Raising domestic violence awareness through InVEST
Reporter Nicole Gabe
October is Domestic Violence Awareness Month. More than 1,600 domestic violence reports were made in Collier County alone in 2022, and those were the incidents that were reported.
The Shelter for Abused Women and Children offers several resources to help victims.
The moment Jacquie Lopez picks up the phone, the game begins. She’s part of the Shelter for Abused Women and Children’s Intimate Violence enhanced service team, also known as an INVEST advocate.
“We get all of Collier County’s domestic police reports daily,” said Lopez.
Lopez reads 20 to 25 reports each of those days, scanning for specific words and looking for domestic violence victims, women or men. Then, she will contact the victim through the INVEST text app or by calling through a safe line.
“If they say, ‘No, I’m not safe,’ or ‘Yes, I am,’ and their abuser is next to them, I have to be very careful about what I’m about to say next,” said Lopez.
Lopez credits her background in law enforcement for staying calm and identifying warning signs.
“It’s really helpful that, with my background in law enforcement, I’m able to read in between them, so they use certain verbiage that is like ‘help me’ without saying help me,” said Lopez. “I make sure that I paced myself, I ensure their safety is priority.”
Before the shelter, Lopez was a police officer at a local Southwest Florida agency, but she explained how the INVEST program gives her a bigger purpose.
“I would leave cases that night, go home, and not know what was happening once that door closed, and so I needed to do more. I no longer have to write the reports. I get to read them,” said Lopez.
Linda Oberhaus, the president and CEO of The Shelter, calls it a life-saving program.
“We know, for example, if a woman is strangled, if she’s battered while pregnant, if she’s threatened with a weapon, if he says he’s gonna kill her. In many cases, these are the women that are being killed in these relationships, and so when we see those things identified in a police report, that’s when we make immediate contact with the victim,” said Oberhaus.
Oberhaus said the goal is to educate victims on resources and get them out of a dangerous situation.
“It’s really the shelter that’s going to, you know, has the ability to save their life,” said Oberhaus.

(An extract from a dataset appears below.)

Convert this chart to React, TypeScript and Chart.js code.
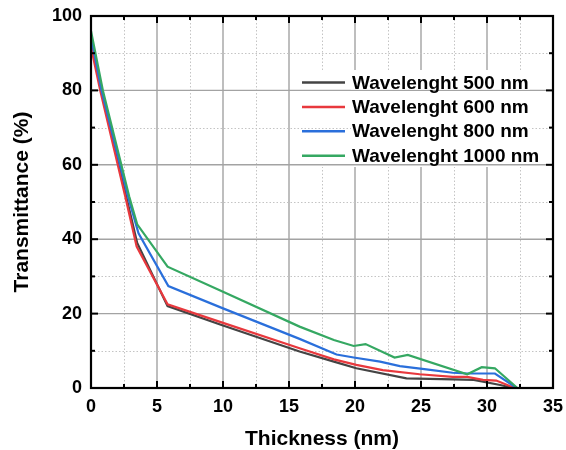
import React, { useEffect, useRef } from "react";
import { Chart, registerables } from "chart.js";

Chart.register(...registerables);

// ---- data ----
const seriesLabels = [
  "Wavelenght 500 nm",
  "Wavelenght 600 nm",
  "Wavelenght 800 nm",
  "Wavelenght 1000 nm",
];
const seriesColors = ["#444444", "#e8383d", "#2a6fdb", "#35a862"];

const thickness500 = [0, 0.8, 2.7, 3.5, 5.8, 10, 15.8, 18.4, 20.1, 23.9, 27.4, 29, 31, 32];
const trans500 = [93, 80, 51, 39, 22, 16.8, 9.8, 7.1, 5.3, 2.6, 2.3, 2.2, 0.8, 0];

const thickness600 = [0, 0.7, 2.6, 3.46, 5.8, 10, 15.8, 18.4, 20.1, 22.1, 24.9, 27.4, 28.5, 29.7, 30.7, 32.1];
const trans600 = [91.7, 80, 51.4, 38, 22.5, 17.5, 10.7, 7.7, 6.2, 4.8, 3.7, 3.0, 3.0, 2.2, 2.0, 0];

const thickness800 = [0, 0.8, 2.8, 3.6, 5.86, 10, 15.8, 18.6, 19.9, 21.9, 23.4, 25.4, 27.4, 28.5, 30.6, 32.25];
const trans800 = [94.5, 80, 51.5, 41.6, 27.4, 21.4, 13.2, 9.0, 8.2, 7.1, 5.9, 5.0, 4.1, 3.9, 3.9, 0];

const thickness1000 = [0, 0.9, 2.9, 3.5, 5.8, 10, 15.8, 18.4, 19.9, 20.8, 23, 24, 28.5, 29.6, 30.6, 32.3];
const trans1000 = [96, 80, 51.4, 44, 32.6, 25.9, 16.5, 12.9, 11.3, 11.8, 8.2, 8.9, 3.7, 5.6, 5.3, 0];

const xMajorTicks = [0, 5, 10, 15, 20, 25, 30, 35];
const xMinorTicks = [2.5, 7.5, 12.5, 17.5, 22.5, 27.5, 32.5];
const yMajorTicks = [0, 20, 40, 60, 80, 100];
const yMinorTicks = [10, 30, 50, 70, 90];

const xTitle = "Thickness (nm)";
const yTitle = "Transmittance (%)";

const FONT = "'Liberation Sans', Arial, sans-serif";

function toPoints(xs: number[], ys: number[]) {
  return xs.map((x, i) => ({ x, y: ys[i] }));
}

const framePlugin = {
  id: "frame",
  beforeDatasetsDraw(chart: any) {
    const { ctx, chartArea: a, scales } = chart;
    const xs = scales.x;
    const ys = scales.y;
    ctx.save();
    // minor vertical dotted
    ctx.strokeStyle = "#c4c4c4";
    ctx.lineWidth = 1;
    ctx.setLineDash([1.5, 2]);
    for (const v of xMinorTicks) {
      const px = Math.round(xs.getPixelForValue(v)) + 0.5;
      ctx.beginPath();
      ctx.moveTo(px, a.top);
      ctx.lineTo(px, a.bottom);
      ctx.stroke();
    }
    ctx.setLineDash([]);
    ctx.strokeStyle = "#a3a3a3";
    ctx.lineWidth = 1.4;
    for (const v of xMajorTicks) {
      if (v <= 0 || v >= 35) continue;
      const px = xs.getPixelForValue(v);
      ctx.beginPath();
      ctx.moveTo(px, a.top);
      ctx.lineTo(px, a.bottom);
      ctx.stroke();
    }
    // legend background box hides vertical lines
    ctx.fillStyle = "#ffffff";
    ctx.fillRect(291, 70, a.right - 293, 97);
    // horizontal lines
    ctx.strokeStyle = "#c4c4c4";
    ctx.lineWidth = 1;
    ctx.setLineDash([1.5, 2]);
    for (const v of yMinorTicks) {
      const py = Math.round(ys.getPixelForValue(v)) + 0.5;
      ctx.beginPath();
      ctx.moveTo(a.left, py);
      ctx.lineTo(a.right, py);
      ctx.stroke();
    }
    ctx.setLineDash([]);
    ctx.strokeStyle = "#a3a3a3";
    ctx.lineWidth = 1.4;
    for (const v of yMajorTicks) {
      if (v <= 0 || v >= 100) continue;
      const py = ys.getPixelForValue(v);
      ctx.beginPath();
      ctx.moveTo(a.left, py);
      ctx.lineTo(a.right, py);
      ctx.stroke();
    }
    // legend text backgrounds
    ctx.font = `bold 19px ${FONT}`;
    ctx.textAlign = "left";
    ctx.textBaseline = "alphabetic";
    chart.data.datasets.forEach((ds: any, i: number) => {
      const base = 88.5 + 24.4 * i;
      const w = ctx.measureText(ds.label).width;
      ctx.fillStyle = "#ffffff";
      ctx.fillRect(351, base - 14, w + 2, 15);
    });
    ctx.restore();
  },
  afterDatasetsDraw(chart: any) {
    const { ctx } = chart;
    ctx.save();
    ctx.font = `bold 19px ${FONT}`;
    ctx.textAlign = "left";
    ctx.textBaseline = "alphabetic";
    chart.data.datasets.forEach((ds: any, i: number) => {
      const base = 88.5 + 24.4 * i;
      ctx.strokeStyle = ds.borderColor;
      ctx.lineWidth = 2.5;
      ctx.beginPath();
      ctx.moveTo(302, base - 6);
      ctx.lineTo(345, base - 6);
      ctx.stroke();
      ctx.fillStyle = "#000000";
      ctx.fillText(ds.label, 352, base);
    });
    ctx.restore();
  },
  afterDraw(chart: any) {
    const { ctx, chartArea: a, scales } = chart;
    const xs = scales.x;
    const ys = scales.y;
    ctx.save();
    ctx.strokeStyle = "#000000";
    ctx.lineWidth = 2;
    const tick = (x1: number, y1: number, x2: number, y2: number) => {
      ctx.beginPath();
      ctx.moveTo(x1, y1);
      ctx.lineTo(x2, y2);
      ctx.stroke();
    };
    for (const v of xMajorTicks) {
      const px = xs.getPixelForValue(v);
      tick(px, a.bottom, px, a.bottom - 7);
      tick(px, a.top, px, a.top + 7);
    }
    for (const v of xMinorTicks) {
      const px = xs.getPixelForValue(v);
      tick(px, a.bottom, px, a.bottom - 4);
      tick(px, a.top, px, a.top + 4);
    }
    for (const v of yMajorTicks) {
      const py = ys.getPixelForValue(v);
      tick(a.left, py, a.left + 7, py);
      tick(a.right, py, a.right - 7, py);
    }
    for (const v of yMinorTicks) {
      const py = ys.getPixelForValue(v);
      tick(a.left, py, a.left + 4, py);
      tick(a.right, py, a.right - 4, py);
    }
    ctx.lineWidth = 2.2;
    ctx.strokeRect(a.left, a.top, a.right - a.left, a.bottom - a.top);
    ctx.restore();
  },
};

export default function App() {
  const canvasRef = useRef<HTMLCanvasElement | null>(null);

  useEffect(() => {
    const canvas = canvasRef.current;
    if (!canvas) return;
    const xsList = [thickness500, thickness600, thickness800, thickness1000];
    const ysList = [trans500, trans600, trans800, trans1000];
    const chart = new Chart(canvas, {
      type: "line",
      data: {
        datasets: seriesLabels.map((label, i) => ({
          label,
          data: toPoints(xsList[i], ysList[i]),
          borderColor: seriesColors[i],
          backgroundColor: seriesColors[i],
          borderWidth: 2.2,
          pointRadius: 0,
          tension: 0,
          fill: false,
          order: 4 - i,
        })),
      },
      options: {
        animation: false,
        responsive: true,
        maintainAspectRatio: false,
        layout: { padding: { top: 16, right: 13, left: 0, bottom: 0 } },
        plugins: {
          legend: { display: false },
          tooltip: { enabled: false },
        },
        scales: {
          x: {
            type: "linear",
            min: 0,
            max: 35,
            grid: { display: false, drawTicks: false },
            border: { display: false },
            ticks: {
              stepSize: 5,
              color: "#000",
              padding: 8,
              maxRotation: 0,
              font: { family: FONT, size: 18, weight: "bold" },
            },
            title: {
              display: true,
              text: xTitle,
              color: "#000",
              font: { family: FONT, size: 21, weight: "bold", lineHeight: 1 },
              padding: { top: 0, bottom: 0 },
            },
            afterFit: (scale: any) => {
              scale.height = 62;
              scale.paddingLeft = 0;
              scale.paddingRight = 0;
            },
          },
          y: {
            type: "linear",
            min: 0,
            max: 100,
            grid: { display: false, drawTicks: false },
            border: { display: false },
            ticks: {
              stepSize: 20,
              color: "#000",
              padding: 9,
              font: { family: FONT, size: 18, weight: "bold" },
            },
            title: {
              display: true,
              text: yTitle,
              color: "#000",
              font: { family: FONT, size: 21, weight: "bold", lineHeight: 1 },
              padding: { top: 12, bottom: 12 },
            },
            afterFit: (scale: any) => {
              scale.width = 91;
              scale.paddingTop = 0;
              scale.paddingBottom = 0;
            },
          },
        },
      },
      plugins: [framePlugin],
    } as any);
    return () => chart.destroy();
  }, []);

  return (
    <div style={{ position: "fixed", left: 0, top: 0, width: 566, height: 450, background: "#fff" }}>
      <canvas ref={canvasRef} />
    </div>
  );
}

And Lopez does just that. Over the past six months, she said she’s helped seven people leave abusive situations, one she said didn’t even know about the shelter until the call.
“The fact that they were able to get help from us made it so much more for them to realize that there’s organizations in the community that are able to help them and want to help them,” said Oberhaus.
It’s a job Lopez calls rewarding and necessary.
“I’m able to help them in a way that they’ve never thought help was even available,” said Lopez.